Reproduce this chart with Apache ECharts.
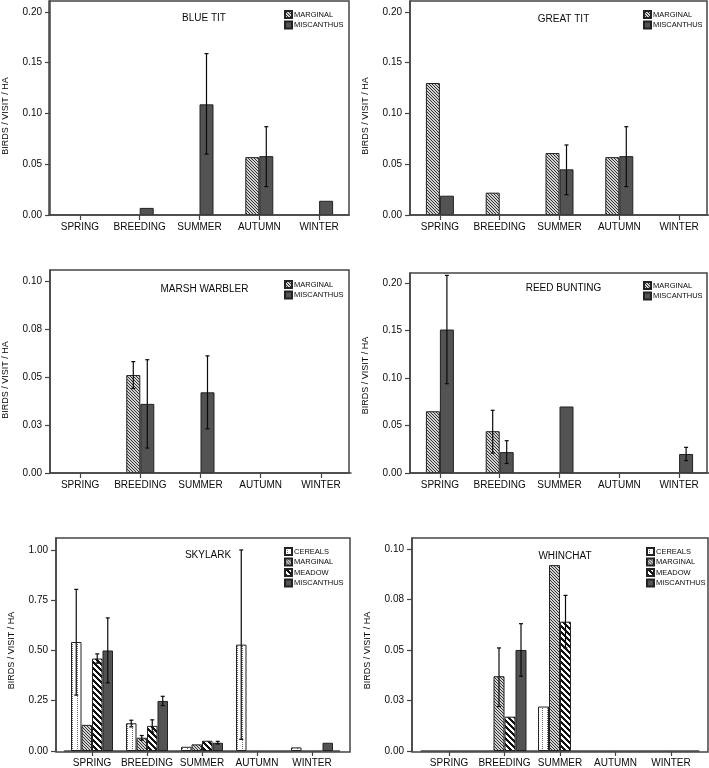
<!DOCTYPE html>
<html>
<head>
<meta charset="utf-8">
<script src="https://cdn.jsdelivr.net/npm/echarts@6/dist/echarts.min.js"></script>
<style>
  html, body { margin: 0; padding: 0; background: #fff; }
  #chart { width: 709px; height: 768px; }
</style>
</head>
<body>
<div id="chart"></div>
<script>
// ---------------- DATA ----------------
const seasons = ['SPRING', 'BREEDING', 'SUMMER', 'AUTUMN', 'WINTER'];
const yTitle = 'BIRDS / VISIT / HA';

// tick values and labels
const ticksSmall = [0, 0.05, 0.10, 0.15, 0.20];
const ticksSmallLabels = ['0.00', '0.05', '0.10', '0.15', '0.20'];
const ticksQuarter = [0, 0.025, 0.05, 0.075, 0.10];
const ticksQuarterLabels = ['0.00', '0.03', '0.05', '0.08', '0.10'];
const ticksSkylark = [0, 0.25, 0.50, 0.75, 1.00];
const ticksSkylarkLabels = ['0.00', '0.25', '0.50', '0.75', '1.00'];

// BLUE TIT
const blueTitMarginal = [0, 0, 0, 0.057, 0];
const blueTitMiscanthus = [0, 0.007, 0.109, 0.058, 0.014];
const blueTitMiscanthusErr = [null, null, [0.060, 0.159], [0.028, 0.087], null];

// GREAT TIT
const greatTitMarginal = [0.130, 0.022, 0.061, 0.057, 0];
const greatTitMiscanthus = [0.019, 0, 0.045, 0.058, 0];
const greatTitMiscanthusErr = [null, null, [0.020, 0.069], [0.028, 0.087], null];

// MARSH WARBLER
const marshWarblerMarginal = [0, 0.051, 0, 0, 0];
const marshWarblerMarginalErr = [null, [0.044, 0.058], null, null, null];
const marshWarblerMiscanthus = [0, 0.036, 0.042, 0, 0];
const marshWarblerMiscanthusErr = [null, [0.013, 0.059], [0.023, 0.061], null, null];

// REED BUNTING
const reedBuntingMarginal = [0.065, 0.044, 0, 0, 0];
const reedBuntingMarginalErr = [null, [0.021, 0.066], null, null, null];
const reedBuntingMiscanthus = [0.151, 0.022, 0.070, 0, 0.020];
const reedBuntingMiscanthusErr = [[0.094, 0.208], [0.010, 0.034], null, null, [0.013, 0.027]];

// SKYLARK
const skylarkCereals = [0.542, 0.138, 0.021, 0.529, 0.018];
const skylarkCerealsErr = [[0.278, 0.804], [0.120, 0.153], null, [0.058, 1.000], null];
const skylarkMarginal = [0.130, 0.066, 0.033, 0, 0];
const skylarkMarginalErr = [null, [0.054, 0.077], null, null, null];
const skylarkMeadow = [0.460, 0.125, 0.051, 0, 0];
const skylarkMeadowErr = [[0.437, 0.483], [0.094, 0.155], null, null, null];
const skylarkMiscanthus = [0.500, 0.249, 0.041, 0, 0.041];
const skylarkMiscanthusErr = [[0.339, 0.662], [0.226, 0.272], [0.035, 0.048], null, null];

// WHINCHAT
const whinchatCereals = [0, 0, 0.022, 0, 0];
const whinchatMarginal = [0, 0.037, 0.092, 0, 0];
const whinchatMarginalErr = [null, [0.022, 0.051], null, null, null];
const whinchatMeadow = [0, 0.017, 0.064, 0, 0];
const whinchatMeadowErr = [null, null, [0.051, 0.077], null, null];
const whinchatMiscanthus = [0, 0.050, 0, 0, 0];
const whinchatMiscanthusErr = [null, [0.037, 0.063], null, null, null];

// ---------------- STYLE ----------------
const FONT = '"Liberation Sans", Arial, Helvetica, sans-serif';
const INK = '#0a0a0a';
const FRAME = '#444';

function makePattern(w, h, paint) {
  const c = document.createElement('canvas');
  c.width = w; c.height = h;
  const ctx = c.getContext('2d');
  paint(ctx, w, h);
  return { image: c, repeat: 'repeat' };
}
const fills = {
  CEREALS: makePattern(5, 2, (ctx) => {
    ctx.fillStyle = '#ffffff'; ctx.fillRect(0, 0, 5, 2);
    ctx.fillStyle = '#6a6a6a'; ctx.fillRect(2, 0, 1, 1);
  }),
  MARGINAL: makePattern(3, 3, (ctx) => {
    ctx.fillStyle = '#d2d2d2'; ctx.fillRect(0, 0, 3, 3);
    ctx.fillStyle = '#333333';
    for (let i = 0; i < 3; i++) ctx.fillRect(i, i, 1, 1);
  }),
  MEADOW: makePattern(6, 6, (ctx) => {
    ctx.fillStyle = '#ffffff'; ctx.fillRect(0, 0, 6, 6);
    ctx.fillStyle = '#111111';
    for (let x = 0; x < 6; x++) for (let y = 0; y < 6; y++) {
      if (((x - y) % 6 + 6) % 6 < 3) ctx.fillRect(x, y, 1, 1);
    }
  }),
  MISCANTHUS: '#535353'
};

// ---------------- PANELS ----------------
const panels = [
  { title: 'BLUE TIT', frame: [49, 1, 300, 214], grid: [49, 1, 300, 214], yMax: 0.2108,
    ticks: ticksSmall, tickLabels: ticksSmallLabels, barWidth: 14, titleY: 8, legend: [284, 10], namePad: 16,
    series: [
      { name: 'MARGINAL', values: blueTitMarginal, err: null },
      { name: 'MISCANTHUS', values: blueTitMiscanthus, err: blueTitMiscanthusErr }] },
  { title: 'GREAT TIT', frame: [410, 1, 297, 214], grid: [410, 1, 299, 214], yMax: 0.2108,
    ticks: ticksSmall, tickLabels: ticksSmallLabels, barWidth: 14, titleY: 9, legend: [643, 10], namePad: 16,
    series: [
      { name: 'MARGINAL', values: greatTitMarginal, err: null },
      { name: 'MISCANTHUS', values: greatTitMiscanthus, err: greatTitMiscanthusErr }] },
  { title: 'MARSH WARBLER', frame: [50, 270, 299, 203], grid: [50, 270, 301, 203], yMax: 0.1057,
    ticks: ticksQuarter, tickLabels: ticksQuarterLabels, barWidth: 14, titleY: 279, legend: [284, 280], namePad: 17,
    series: [
      { name: 'MARGINAL', values: marshWarblerMarginal, err: marshWarblerMarginalErr },
      { name: 'MISCANTHUS', values: marshWarblerMiscanthus, err: marshWarblerMiscanthusErr }] },
  { title: 'REED BUNTING', frame: [410, 273, 297, 200], grid: [410, 273, 299, 200], yMax: 0.2105,
    ticks: ticksSmall, tickLabels: ticksSmallLabels, barWidth: 14, titleY: 278, legend: [643, 281], namePad: 5,
    series: [
      { name: 'MARGINAL', values: reedBuntingMarginal, err: reedBuntingMarginalErr },
      { name: 'MISCANTHUS', values: reedBuntingMiscanthus, err: reedBuntingMiscanthusErr }] },
  { title: 'SKYLARK', frame: [56, 538, 294, 214], grid: [64.5, 538, 275, 214], yMax: 1.0594,
    ticks: ticksSkylark, tickLabels: ticksSkylarkLabels, barWidth: 10.5, titleY: 545, legend: [284, 547], namePad: 12,
    series: [
      { name: 'CEREALS', values: skylarkCereals, err: skylarkCerealsErr },
      { name: 'MARGINAL', values: skylarkMarginal, err: skylarkMarginalErr },
      { name: 'MEADOW', values: skylarkMeadow, err: skylarkMeadowErr },
      { name: 'MISCANTHUS', values: skylarkMiscanthus, err: skylarkMiscanthusErr }] },
  { title: 'WHINCHAT', frame: [412, 538, 296, 214], grid: [421.25, 538, 277.5, 214], yMax: 0.1054,
    ticks: ticksQuarter, tickLabels: ticksQuarterLabels, barWidth: 11, titleY: 546, legend: [646, 547], namePad: 12,
    series: [
      { name: 'CEREALS', values: whinchatCereals, err: null },
      { name: 'MARGINAL', values: whinchatMarginal, err: whinchatMarginalErr },
      { name: 'MEADOW', values: whinchatMeadow, err: whinchatMeadowErr },
      { name: 'MISCANTHUS', values: whinchatMiscanthus, err: whinchatMiscanthusErr }] }
];

function makeErrRender(offset) {
  return function (params, api) {
    const k = api.value(0), lo = api.value(1), hi = api.value(2);
    const pTop = api.coord([k, hi]);
    const pBot = api.coord([k, lo]);
    const x = pTop[0] + offset;
    const st = { stroke: INK, lineWidth: 1.2 };
    return {
      type: 'group',
      children: [
        { type: 'line', shape: { x1: x, y1: pTop[1], x2: x, y2: pBot[1] }, style: st },
        { type: 'line', shape: { x1: x - 2, y1: pTop[1], x2: x + 2, y2: pTop[1] }, style: st },
        { type: 'line', shape: { x1: x - 2, y1: pBot[1], x2: x + 2, y2: pBot[1] }, style: st }
      ]
    };
  };
}

const option = {
  animation: false,
  backgroundColor: '#fff',
  textStyle: { fontFamily: FONT },
  title: [], legend: [], grid: [], xAxis: [], yAxis: [], series: [], graphic: []
};

panels.forEach((p, i) => {
  const [gl, gt, gw, gh] = p.grid;
  const [fl, ft, fw, fh] = p.frame;
  option.grid.push({ left: gl, top: gt, width: gw, height: gh, containLabel: false });
  option.title.push({
    text: p.title, left: fl + fw / 2, top: p.titleY, textAlign: 'center',
    textStyle: { fontSize: 10, fontWeight: 'normal', color: INK, fontFamily: FONT }
  });
  option.legend.push({
    data: p.series.map(s => s.name), left: p.legend[0], top: p.legend[1], orient: 'vertical',
    itemWidth: 7, itemHeight: 7, itemGap: 1.5, padding: 0, icon: 'rect', selectedMode: false,
    textStyle: { fontSize: 7.5, color: INK, fontFamily: FONT, padding: [0, 0, 0, -3] }
  });
  option.xAxis.push({
    type: 'category', gridIndex: i, data: seasons,
    axisLine: { show: true, lineStyle: { color: FRAME, width: 1.5 } },
    axisTick: { show: true, alignWithLabel: true, interval: 0, length: 5, lineStyle: { color: FRAME, width: 1.2 } },
    axisLabel: { interval: 0, fontSize: 10, color: INK, margin: 7, fontFamily: FONT },
    splitLine: { show: false }
  });
  option.yAxis.push({
    type: 'value', gridIndex: i, min: 0, max: p.yMax, offset: gl - fl,
    name: yTitle, nameLocation: 'middle', nameGap: 40,
    nameTextStyle: { fontSize: 9, color: INK, fontFamily: FONT, padding: [0, p.namePad, 0, 0] },
    axisLine: { show: true, lineStyle: { color: FRAME, width: 1.5 } },
    axisTick: { show: true, length: 5, customValues: p.ticks, lineStyle: { color: FRAME, width: 1.2 } },
    axisLabel: {
      fontSize: 10, color: INK, margin: 8, fontFamily: FONT, customValues: p.ticks,
      formatter: (v) => {
        let best = 0;
        p.ticks.forEach((t, j) => { if (Math.abs(t - v) < Math.abs(p.ticks[best] - v)) best = j; });
        return p.tickLabels[best];
      }
    },
    splitLine: { show: false }
  });
  const n = p.series.length;
  p.series.forEach((s, j) => {
    option.series.push({
      type: 'bar', name: s.name, xAxisIndex: i, yAxisIndex: i,
      barWidth: p.barWidth, barGap: '0%',
      data: s.values.map(v => (v === 0 ? null : v)),
      itemStyle: { color: fills[s.name], borderColor: '#222', borderWidth: 1 },
      emphasis: { disabled: true }, z: 2
    });
  });
  p.series.forEach((s, j) => {
    if (!s.err) return;
    const offset = (j - (n - 1) / 2) * p.barWidth;
    const data = [];
    s.err.forEach((e, k) => { if (e) data.push([k, e[0], e[1]]); });
    option.series.push({
      type: 'custom', xAxisIndex: i, yAxisIndex: i, silent: true, z: 5,
      renderItem: makeErrRender(offset),
      encode: { x: 0, y: [1, 2] },
      data: data
    });
  });
  option.graphic.push({
    type: 'rect', silent: true, z: 100,
    shape: { x: fl, y: ft, width: fw, height: fh },
    style: { fill: 'none', stroke: FRAME, lineWidth: 1.5 }
  });
});

const chart = echarts.init(document.getElementById('chart'), null, { renderer: 'canvas' });
chart.setOption(option);
</script>
</body>
</html>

PROBLEM REQUIREMENTS:
Return, unchanged, the lines from the first line of the material through the line that holds "const yTitle = 'BIRDS / VISIT / HA';", inclusive, omitting pictures.

OUTPUT BELOW:
Reproduce this chart with Apache ECharts.
<!DOCTYPE html>
<html>
<head>
<meta charset="utf-8">
<script src="https://cdn.jsdelivr.net/npm/echarts@6/dist/echarts.min.js"></script>
<style>
  html, body { margin: 0; padding: 0; background: #fff; }
  #chart { width: 709px; height: 768px; }
</style>
</head>
<body>
<div id="chart"></div>
<script>
// ---------------- DATA ----------------
const seasons = ['SPRING', 'BREEDING', 'SUMMER', 'AUTUMN', 'WINTER'];
const yTitle = 'BIRDS / VISIT / HA';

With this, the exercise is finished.